*EXERCISE OBJECTIVE:* Begin at the first line of the data and copy each line through the one containing "const Y_TICKS = [0, 20, 40, 60, 80, 100, 120];", that line included, with no pictures.

*DATASET SECTION:*
>> begin

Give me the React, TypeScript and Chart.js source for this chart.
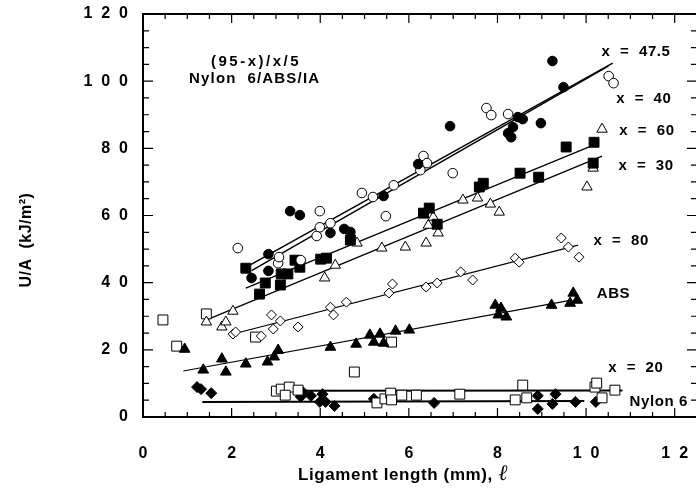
import React, { useEffect, useRef } from 'react';
import { Chart, registerables } from 'chart.js';
Chart.register(...registerables);

type P = [number, number];

// ---- data ----
const X_TICKS = [0, 2, 4, 6, 8, 10, 12];
const Y_TICKS = [0, 20, 40, 60, 80, 100, 120];

const x475Pts: P[] = [[2.45,41.4],[2.83,48.5],[2.83,43.5],[3.32,61.3],[3.54,60.1],[4.23,54.8],[4.54,56.0],[4.68,55.1],[5.43,65.8],[6.21,75.3],[6.93,86.6],[8.24,84.5],[8.31,83.3],[8.35,86.3],[8.46,89.3],[8.57,88.7],[8.98,87.5],[9.24,106.0],[9.49,98.2]];
const x40Pts: P[] = [[2.14,50.3],[3.05,45.8],[3.07,47.6],[3.56,46.7],[3.92,53.9],[3.99,61.3],[3.99,56.5],[4.23,57.7],[4.94,66.7],[5.19,65.5],[5.48,59.8],[5.66,69.0],[6.26,73.5],[6.33,77.7],[6.41,75.6],[6.99,72.6],[7.75,92.0],[7.86,89.9],[8.24,90.2],[10.51,101.5],[10.62,99.4]];
const x30Pts: P[] = [[2.32,44.3],[2.63,36.6],[2.76,39.9],[3.12,42.6],[3.10,39.3],[3.27,42.6],[3.43,46.7],[3.54,44.6],[4.01,47.0],[4.14,47.3],[4.68,52.7],[6.33,60.7],[6.46,62.2],[6.64,57.4],[7.59,68.5],[7.68,69.6],[8.51,72.6],[8.93,71.4],[9.55,80.4],[10.18,81.8],[10.16,75.6]];
const x60Pts: P[] = [[1.43,28.3],[1.78,26.8],[1.87,28.3],[2.03,31.5],[4.10,41.4],[4.34,45.2],[4.83,51.8],[5.39,50.3],[5.92,50.6],[6.39,51.8],[6.44,57.1],[6.55,59.5],[6.66,54.8],[7.22,64.6],[7.55,65.2],[7.84,63.4],[8.04,61.0],[10.02,68.5],[10.16,74.1],[10.36,85.7]];
const x80Pts: P[] = [[2.03,24.7],[2.09,25.3],[2.67,24.1],[2.90,30.4],[2.94,26.2],[3.10,28.6],[3.50,26.8],[4.23,32.7],[4.30,30.4],[4.59,34.2],[5.55,36.9],[5.63,39.6],[6.39,38.7],[6.64,39.9],[7.17,43.2],[7.44,40.8],[8.40,47.3],[8.49,46.1],[9.44,53.3],[9.60,50.6],[9.84,47.6]];
const absPts: P[] = [[0.94,20.2],[1.36,14.0],[1.78,17.3],[1.87,13.4],[2.32,15.8],[2.81,16.4],[2.96,17.9],[3.05,19.9],[4.23,20.8],[4.81,21.7],[5.12,24.4],[5.21,22.3],[5.35,24.7],[5.43,22.0],[5.70,25.6],[6.01,25.9],[7.95,33.3],[8.08,32.4],[8.02,30.4],[8.20,29.8],[9.22,33.3],[9.71,36.9],[9.64,33.9],[9.80,34.8]];
const x20Pts: P[] = [[0.45,28.9],[0.76,21.1],[1.43,30.7],[2.54,23.8],[3.01,7.7],[3.12,8.3],[3.30,8.9],[3.50,8.0],[3.21,6.5],[4.77,13.4],[5.28,4.2],[5.46,5.4],[5.59,7.1],[5.61,5.1],[5.61,22.3],[5.84,6.5],[6.17,6.5],[7.15,6.8],[8.40,5.1],[8.57,9.5],[8.66,5.7],[10.20,8.9],[10.24,10.1],[10.36,5.7],[10.65,8.0]];
const nylonPts: P[] = [[1.22,8.9],[1.31,8.3],[1.54,7.1],[3.61,7.4],[3.56,6.0],[3.79,6.3],[4.05,6.8],[3.99,4.5],[4.12,4.5],[4.32,3.3],[5.21,5.4],[6.57,4.2],[8.91,6.3],[8.91,2.4],[9.31,6.8],[9.24,3.9],[9.76,4.5],[10.22,4.5]];

const fit475: P[] = [[2.35,44.8],[10.6,105.4]];
const fit40: P[] = [[2.45,43.6],[10.5,104.5]];
const fit30: P[] = [[2.32,38.4],[10.18,81.0]];
const fit60: P[] = [[1.49,29.2],[10.36,77.7]];
const fit80: P[] = [[2.12,25.0],[9.82,51.2]];
const fitAbs: P[] = [[0.91,13.7],[9.67,34.8]];
const fit20: P[] = [[2.98,7.8],[10.82,7.9]];
const fitNylon: P[] = [[1.34,4.5],[9.96,4.8]];

const seriesLabels = ['x  =  47.5', 'x  =  40', 'x  =  60', 'x  =  30', 'x  =  80', 'ABS', 'x  =  20', 'Nylon 6'];
const titleLines = ['(95-x)/x/5', 'Nylon  6/ABS/IA'];
const X_TITLE = 'Ligament length (mm), ';
const X_TITLE_SYM = 'ℓ';
const Y_TITLE = 'U/A  (kJ/m²)';

const FONT = '"Liberation Sans", Arial, Helvetica, sans-serif';

const toXY = (a: P[]) => a.map(([x, y]) => ({ x, y }));
const spaced = (v: number) => String(v).split('').join('  ');

function pts(data: P[], style: string, radius: number, filled: boolean) {
  return {
    data: toXY(data),
    showLine: false,
    pointStyle: style,
    pointRadius: radius,
    pointBorderWidth: 1,
    pointBorderColor: '#000',
    pointBackgroundColor: filled ? '#000' : '#fff',
    order: 0,
  };
}
function fit(data: P[], width: number) {
  return {
    data: toXY(data),
    showLine: true,
    borderColor: '#000',
    borderWidth: width,
    pointRadius: 0,
    fill: false,
    order: 1,
  };
}

const decor = {
  id: 'decor',
  afterDraw(chart: any) {
    const { ctx, chartArea, scales } = chart;
    const { left, top, bottom } = chartArea;
    const W = chart.width;
    const xs = scales.x, ys = scales.y;
    ctx.save();
    ctx.strokeStyle = '#000';
    ctx.fillStyle = '#000';
    // frame
    ctx.lineWidth = 2;
    ctx.beginPath();
    ctx.moveTo(W, top); ctx.lineTo(left, top); ctx.lineTo(left, bottom); ctx.lineTo(W, bottom);
    ctx.stroke();
    // ticks
    ctx.lineWidth = 1.2;
    ctx.beginPath();
    for (let i = 1; i <= 24; i++) {
      const v = i * 0.5;
      const px = xs.getPixelForValue(v);
      const len = i % 4 === 0 ? 9 : 5;
      ctx.moveTo(px, bottom); ctx.lineTo(px, bottom - len);
      ctx.moveTo(px, top); ctx.lineTo(px, top + len);
    }
    for (let i = 1; i < 24; i++) {
      const v = i * 5;
      const py = ys.getPixelForValue(v);
      const len = i % 4 === 0 ? 10 : 6;
      ctx.moveTo(left, py); ctx.lineTo(left + len, py);
      ctx.moveTo(W + 1, py); ctx.lineTo(W + 1 - len, py);
    }
    ctx.stroke();

    // series labels
    ctx.font = `bold 15px ${FONT}`;
    ctx.textBaseline = 'middle';
    ctx.textAlign = 'left';
    (ctx as any).letterSpacing = '0.6px';
    const pos: P[] = [[10.35,108.6],[10.68,94.6],[10.75,85.1],[10.73,74.7],[10.17,52.4],[10.24,36.6],[10.5,14.6],[10.98,4.5]];
    seriesLabels.forEach((t, i) => {
      ctx.fillText(t, xs.getPixelForValue(pos[i][0]), ys.getPixelForValue(pos[i][1]));
    });
    // title block
    ctx.textAlign = 'center';
    (ctx as any).letterSpacing = '2.5px';
    ctx.fillText(titleLines[0], xs.getPixelForValue(2.55), ys.getPixelForValue(105.7));
    (ctx as any).letterSpacing = '1.2px';
    ctx.fillText(titleLines[1], xs.getPixelForValue(2.52), ys.getPixelForValue(100.6));

    // x title
    (ctx as any).letterSpacing = '0.6px';
    ctx.font = `bold 17px ${FONT}`;
    const w1 = ctx.measureText(X_TITLE).width;
    ctx.font = `italic 22px "DejaVu Serif", serif`;
    const w2 = ctx.measureText(X_TITLE_SYM).width;
    const cx = 403, cy = 475;
    const start = cx - (w1 + w2) / 2;
    ctx.textAlign = 'left';
    ctx.font = `bold 17px ${FONT}`;
    ctx.fillText(X_TITLE, start, cy);
    ctx.font = `italic 22px "DejaVu Serif", serif`;
    ctx.fillText(X_TITLE_SYM, start + w1, cy - 1);

    // y title
    ctx.font = `bold 16px ${FONT}`;
    (ctx as any).letterSpacing = '0.5px';
    ctx.translate(27, 240);
    ctx.rotate(-Math.PI / 2);
    ctx.textAlign = 'center';
    ctx.fillText(Y_TITLE, 0, 0);
    ctx.restore();
  },
};

export default function App() {
  const ref = useRef<HTMLCanvasElement | null>(null);
  useEffect(() => {
    if (!ref.current) return;
    const tickFont = { family: FONT, size: 16, weight: 'bold' as const };
    const chart = new Chart(ref.current, {
      type: 'scatter',
      data: {
        datasets: [
          pts(x475Pts, 'circle', 4.8, true),
          pts(x40Pts, 'circle', 4.8, false),
          pts(x30Pts, 'rect', 7, true),
          pts(x60Pts, 'triangle', 6, false),
          pts(x80Pts, 'rectRot', 5, false),
          pts(absPts, 'triangle', 6.2, true),
          pts(x20Pts, 'rect', 7, false),
          pts(nylonPts, 'rectRot', 5.5, true),
          fit(fit475, 1.5),
          fit(fit40, 1.5),
          fit(fit30, 1.3),
          fit(fit60, 1.3),
          fit(fit80, 1.2),
          fit(fitAbs, 1.2),
          fit(fit20, 2),
          fit(fitNylon, 2),
        ] as any,
      },
      options: {
        animation: false,
        responsive: false,
        maintainAspectRatio: false,
        events: [],
        layout: { padding: { top: 14, right: 0, left: 0, bottom: 0 } },
        plugins: { legend: { display: false }, tooltip: { enabled: false }, title: { display: false } },
        scales: {
          x: {
            type: 'linear',
            min: 0,
            max: 12.3,
            afterFit: (s: any) => { s.height = 73; s.paddingLeft = 0; s.paddingRight = 0; },
            afterBuildTicks: (s: any) => { s.ticks = X_TICKS.map((v) => ({ value: v })); },
            grid: { display: false, drawTicks: false },
            border: { display: false },
            ticks: {
              autoSkip: false,
              maxRotation: 0,
              includeBounds: false,
              padding: 27,
              color: '#000',
              font: tickFont,
              callback: (v: any) => spaced(Number(v)),
            },
          },
          y: {
            type: 'linear',
            min: 0,
            max: 120,
            afterFit: (s: any) => { s.width = 143; s.paddingTop = 0; s.paddingBottom = 0; },
            afterBuildTicks: (s: any) => { s.ticks = Y_TICKS.map((v) => ({ value: v })); },
            grid: { display: false, drawTicks: false },
            border: { display: false },
            ticks: {
              autoSkip: false,
              padding: 15,
              color: '#000',
              font: tickFont,
              callback: (v: any) => spaced(Number(v)),
            },
          },
        },
      },
      plugins: [decor],
    });
    return () => chart.destroy();
  }, []);
  return (
    <div style={{ position: 'absolute', left: 0, top: 0, width: 696, height: 490, background: '#fff' }}>
      <canvas ref={ref} width={696} height={490} style={{ width: 696, height: 490, display: 'block' }} />
    </div>
  );
}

>> end

*THE RESULT:*
Give me the React, TypeScript and Chart.js source for this chart.
import React, { useEffect, useRef } from 'react';
import { Chart, registerables } from 'chart.js';
Chart.register(...registerables);

type P = [number, number];

// ---- data ----
const X_TICKS = [0, 2, 4, 6, 8, 10, 12];
const Y_TICKS = [0, 20, 40, 60, 80, 100, 120];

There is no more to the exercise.